Je reste convaincu que l’avenir commun, que la création d’un peuple calédonien, n’ont pas été éteints par la montée de la violence qui a eu lieu. Je suis simplement absolument convaincu que nous ne ferons pas l’avenir avec les recettes d’hier.

Justement, comment retrouver ce chemin du dialogue ?

Il me semble que les deux sujets sont l’économie et l’éducation. Je crois que l’éducation est un sujet qui n’a pas été suffisamment abordé par les accords de Nouméa. Quand on voit les résultats du baccalauréat, on se dit qu’il y a quelque chose qu’il faut relancer parce que je reste convaincu que l’éducation, la culture est un facteur d’émancipation et donc de compréhension de l’autre. Pour l’économie, je pense que la CCI a un rôle beaucoup plus important à jouer aujourd’hui qu’hier. Les donateurs vont être essentiels à la reconstruction.

Il faudra élargir le champ des interlocuteurs. Si on travaille avec les mêmes interlocuteurs, on aura les mêmes difficultés. Il ne faut pas en interdire certains, mais élargir vers d’autres. Je pense que les maires, par exemple, doivent être les premiers et principaux interlocuteurs de l’État.

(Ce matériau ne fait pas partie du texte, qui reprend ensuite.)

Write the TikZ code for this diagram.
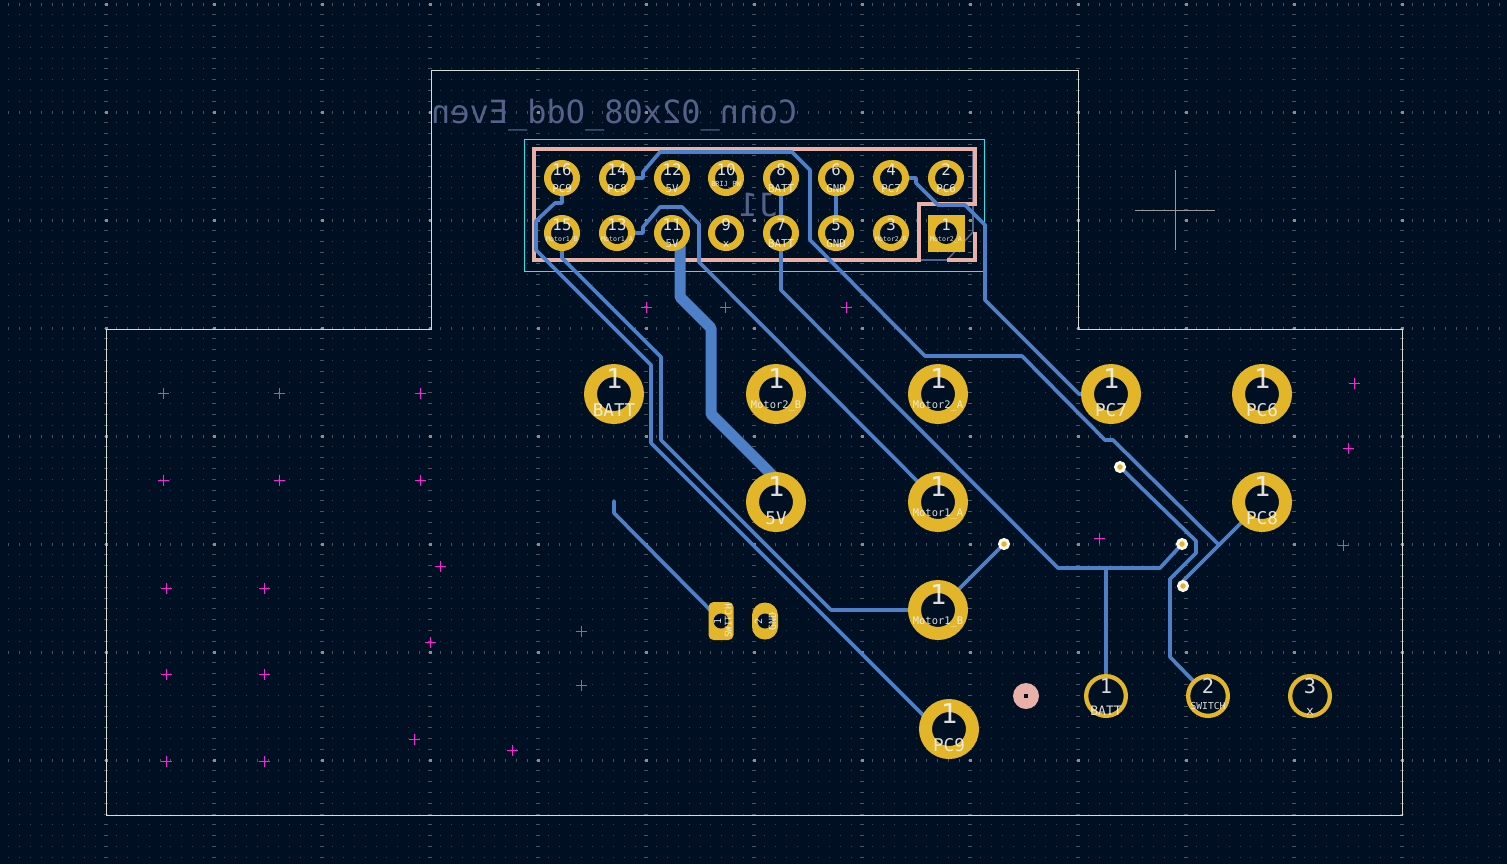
\documentclass[tikz,border=0pt]{standalone}
\usepackage{graphicx}
\usepackage{fontspec}
\usepackage{tikz}
\newfontfamily\padfont{DejaVu Sans Mono}
\definecolor{boardbg}{HTML}{001023}
\definecolor{padgold}{HTML}{E3B62A}
\definecolor{copperblue}{HTML}{4D80C6}
\definecolor{silkpink}{HTML}{E8B0A6}
\definecolor{fabgrey}{HTML}{566189}
\definecolor{yardcyan}{HTML}{26E6F0}
\definecolor{edgewhite}{HTML}{D8DAD6}
\definecolor{markpink}{HTML}{FF20E0}
\definecolor{padtext}{HTML}{F2F2EE}

\begin{document}
\begin{tikzpicture}[
    x=0.5pt, y=-0.5pt,
    griddot/.style={draw=gray!42!boardbg, line width=0.35pt, dash pattern=on 0.35pt off 5.05pt},
    gridrow/.style={draw=gray!60!boardbg, line width=1.5pt, dash pattern=on 0.35pt off 5.05pt},
    gridcol/.style={draw=gray!60!boardbg, line width=2pt, dash pattern=on 0.35pt off 5.05pt},
    trace/.style={draw=copperblue, line width=1.85pt, line join=round, line cap=round},
    fattrace/.style={draw=copperblue, line width=5.5pt, line join=round},
    silk/.style={draw=silkpink, line width=1.6pt, line join=miter},
    fab/.style={draw=fabgrey, line width=0.8pt},
    bigpad/.style={circle, draw=padgold, fill=boardbg, line width=6.5pt, minimum size=23.5pt, inner sep=0pt, outer sep=0pt},
    midpad/.style={circle, draw=padgold, fill=boardbg, line width=3.5pt, minimum size=14.5pt, inner sep=0pt, outer sep=0pt},
    thinpad/.style={circle, draw=padgold, fill=boardbg, line width=2.15pt, minimum size=19.85pt, inner sep=0pt, outer sep=0pt},
    holedot/.style={circle, fill=boardbg, minimum size=#1, inner sep=0pt, outer sep=0pt},
    via/.style={circle, draw=white!92!padgold, fill=padgold, line width=1.5pt, minimum size=4.5pt, inner sep=0pt, outer sep=0pt},
    padtxt/.style={text=padtext, text opacity=0.9, anchor=base, inner sep=0pt, font=\padfont\fontsize{#1}{#1}\selectfont},
    fabtxt/.style={text=fabgrey, anchor=base, inner sep=0pt, font=\padfont\fontsize{16}{16}\selectfont}
]

    % Background and grid
    \fill[boardbg] (0,0) rectangle (1507,864);
    \useasboundingbox (0,0) rectangle (1507,864);
    \foreach \y in {4,14.8,...,864}
        \draw[griddot] (8.3,\y) -- (1507,\y);
    \foreach \y in {4,112,220,328,436,544,652,760}
        \draw[gridrow] (8.3,\y) -- (1507,\y);
    \foreach \x in {106,214,...,1402}
        \draw[gridcol] (\x,3.5) -- (\x,864);
    \foreach \y in {4,112,220,328,436,544,652,760}
        \foreach \x in {106,214,...,1402}
            \fill[gray!90!white] (\x-1.5,\y-1.5) rectangle (\x+1.5,\y+1.5);

    % Board outline and courtyard
    \draw[edgewhite, line width=0.5pt] (431,70) -- (1078,70) -- (1078,329) -- (1402,329) -- (1402,815)
        -- (106,815) -- (106,329) -- (431,329) -- cycle;
    \draw[yardcyan, line width=0.5pt] (524,139) rectangle (984,271);

    % Back side texts and fab outline
    \node[fabtxt] (conntext) at (614,123) {\reflectbox{Conn\_02x08\_Odd\_Even}};
    \node[fabtxt] (reftext) at (758,216) {\reflectbox{J1}};
    \draw[fab] (919,260) -- (947,260) -- (973,232) -- (973,150);

    % Silkscreen
    \draw[silk] (919,260) -- (534,260) -- (534,149) -- (975,149) -- (975,204) -- (919,204) -- cycle;
    \draw[silk] (947,260) -- (975,260) -- (975,232);

    % Pad positions
    \foreach \tag/\x/\y in {J16/562/178, J14/617/178, J12/672/178, J10/726/178, J8/781/178, J6/836/178, J4/891/178, J2/946/178,
                            J15/562/233, J13/617/233, J11/672/233, J9/726/233, J7/781/233, J5/836/233, J3/891/233, J1/946/233,
                            BATT/614/394, MotorTwoB/776/394, MotorTwoA/938/394, PCseven/1111/394, PCsix/1262/394,
                            FiveV/776/502, MotorOneA/938/502, PCeight/1262/502, MotorOneB/938/610, PCnine/949/729,
                            SWone/1106/696, SWtwo/1208/696, SWthree/1310/696, SMDone/721/621, SMDtwo/765/621,
                            viaA/1120/467, viaB/1182/544, viaC/1004/544, viaD/1183/586}
        \coordinate (\tag) at (\x,\y);

    % Traces
    \draw[trace] (J14) -- (643,178) -- (643,172) -- (660,152) -- (792,152) -- (810,170) -- (810,240)
        -- (925,356) -- (1022,356) -- (1105,440) -- (1113,440) -- (1219,545);
    \draw[trace] (PCeight) -- (1183,581) -- (viaD);
    \draw[trace] (J13) -- (643,233) -- (643,227) -- (660,207) -- (682,207) -- (699,224) -- (699,262) -- (MotorOneA);
    \draw[trace] (J8) -- (J7);
    \draw[trace] (J6) -- (J5);
    \draw[trace] (J7) -- (781,290) -- (1058,568) -- (1160,568) -- (viaB);
    \draw[trace] (1106,568) -- (SWone);
    \draw[trace] (J4) -- (916,178) -- (916,183) -- (938,205) -- (965,205) -- (985,225) -- (985,300) -- (1079,394) -- (PCseven);
    \draw[trace] (J16) -- (562,203) -- (555,203) -- (536,221) -- (536,250) -- (651,365) -- (651,443) -- (926,718) -- (PCnine);
    \draw[trace] (J15) -- (562,258) -- (661,357) -- (661,440) -- (831,610) -- (MotorOneB);
    \draw[trace] (MotorOneB) -- (viaC);
    \draw[trace] (viaA) -- (1196,541) -- (1196,553) -- (1170,579) -- (1170,657) -- (SWtwo);
    \draw[trace] (614,501) -- (614,513) -- (SMDone);
    \draw[fattrace] (680,240) -- (680,297) -- (711,328) -- (711,414) -- (776,479);

    % Header pads
    \foreach \tag in {J16,J14,J12,J10,J8,J6,J4,J2,J15,J13,J11,J9,J7,J5,J3}
        \node[midpad] (pad\tag) at (\tag) {};
    \node[rectangle, fill=padgold, minimum size=18.5pt, inner sep=0pt] (padJ1) at (J1) {};
    \node[holedot=11pt] (holeJ1) at (J1) {};

    % Connection pads
    \foreach \tag in {BATT,MotorTwoB,MotorTwoA,PCseven,PCsix,FiveV,MotorOneA,PCeight,MotorOneB,PCnine}
        \node[bigpad] (pad\tag) at (\tag) {};
    \foreach \tag in {SWone,SWtwo,SWthree}
        \node[thinpad] (pad\tag) at (\tag) {};
    \foreach \tag in {viaA,viaB,viaC,viaD}
        \node[via] (pad\tag) at (\tag) {};

    % Small pads
    \node[rectangle, rounded corners=2.5pt, fill=padgold, minimum width=12.5pt, minimum height=19pt, inner sep=0pt] (padSMDone) at (SMDone) {};
    \node[rectangle, rounded corners=6.4pt, fill=padgold, minimum width=13pt, minimum height=18.5pt, inner sep=0pt] (padSMDtwo) at (SMDtwo) {};
    \node[holedot=7.5pt] (holeSMDone) at (SMDone) {};
    \node[holedot=7.5pt] (holeSMDtwo) at (SMDtwo) {};

    % Mounting hole
    \node[circle, fill=silkpink, minimum size=13pt, inner sep=0pt] (mount) at (1026,696) {};
    \node[rectangle, fill=boardbg, minimum size=2pt, inner sep=0pt] (mounthole) at (1026,696) {};

    % Header labels
    \foreach \tag/\x/\y/\num/\name in {a/562/178/16/PC9, b/617/178/14/PC8, c/672/178/12/5V, d/781/178/8/BATT, e/836/178/6/GND, f/891/178/4/PC7, g/946/178/2/PC6,
                                        h/672/233/11/5V, i/726/233/9/x, j/781/233/7/BATT, k/836/233/5/GND} {
        \node[padtxt=7.9] (num\tag) at (\x,\y-3) {\num};
        \node[padtxt=5.4] (name\tag) at (\x,\y+14) {\name};
    }
    \node[padtxt=7.9] (numm) at (726,175) {10};
    \node[padtxt=3.5] (namem) at (726,186) {BRIJ\_PW};
    \foreach \tag/\x/\num/\name in {n/562/15/Motor1\_B, o/617/13/Motor1\_A, p/891/3/Motor2\_B, q/946/1/Motor2\_A} {
        \node[padtxt=7.9] (num\tag) at (\x,230) {\num};
        \node[padtxt=3.3] (name\tag) at (\x,241.5) {\name};
    }

    % Big pad labels
    \foreach \tag/\x/\y/\name in {r/614/394/BATT, s/1111/394/PC7, t/1262/394/PC6, u/776/502/5V, v/1262/502/PC8, w/949/729/PC9} {
        \node[padtxt=13.7] (num\tag) at (\x,\y-6) {1};
        \node[padtxt=8.8] (name\tag) at (\x,\y+22) {\name};
    }
    \foreach \tag/\x/\y/\name in {aa/776/394/Motor2\_B, ab/938/394/Motor2\_A, ac/938/502/Motor1\_A, ad/938/610/Motor1\_B} {
        \node[padtxt=13.7] (num\tag) at (\x,\y-6) {1};
        \node[padtxt=5.2] (name\tag) at (\x,\y+14) {\name};
    }

    % Switch labels
    \node[padtxt=10.2] (numSWone) at (1106,693.5) {1};
    \node[padtxt=6.5] (nameSWone) at (1106,715) {BATT};
    \node[padtxt=10.2] (numSWtwo) at (1208,693.5) {2};
    \node[padtxt=4.8] (nameSWtwo) at (1208,709.5) {SWITCH};
    \node[padtxt=10.2] (numSWthree) at (1310,693.5) {3};
    \node[padtxt=6.5] (nameSWthree) at (1310,715) {x};

    % Small pad labels
    \node[padtxt=5, rotate=90] (numSMDone) at (721,621) {1};
    \node[padtxt=4.6, rotate=90] (nameSMDone) at (731.5,621) {SWITCH};
    \node[padtxt=5, rotate=90] (numSMDtwo) at (762,621) {2};
    \node[padtxt=5, rotate=90] (nameSMDtwo) at (776,621) {GND};

    % Placement marks
    \foreach \x/\y in {163/393, 279/393, 420/393, 163/480, 279/480, 420/480, 440/566, 166/588, 264/588,
                       581/631, 430/642, 166/674, 264/674, 581/685, 414/739, 512/750, 166/761, 264/761,
                       646/307, 725/307, 846/307, 1354/383, 1348/448, 1343/545, 1099/538}
        \draw[markpink, line width=0.5pt] (\x-5.5,\y) -- (\x+5.5,\y) (\x,\y-5.5) -- (\x,\y+5.5);
    \draw[gray!80!white, line width=0.5pt] (1135,210) -- (1215,210) (1175,170) -- (1175,250);

\end{tikzpicture}
\end{document}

Le président de la République doit-il s’exprimer sur le sujet ?

Vous savez, les paroles d’un président de la République n’ont d’intérêt que si elles doivent dire quelque chose. Si elles doivent simplement répéter ce qu’il a déjà dit, je ne pense pas que cela soit utile. Et puis surtout, il me semble que les Calédoniens ont besoin de prévisibilité. La parole de l’État ne peut pas se limiter à des incantations. Dire qu’il va rétablir l’ordre, mais il y a 32 unités de forces mobiles sur le territoire… Je crois que les Calédoniens n’attendent pas une parole du président de la République, ils attendent des actes. L’État doit d’abord prendre ses propres responsabilités pour être crédible pour l’avenir.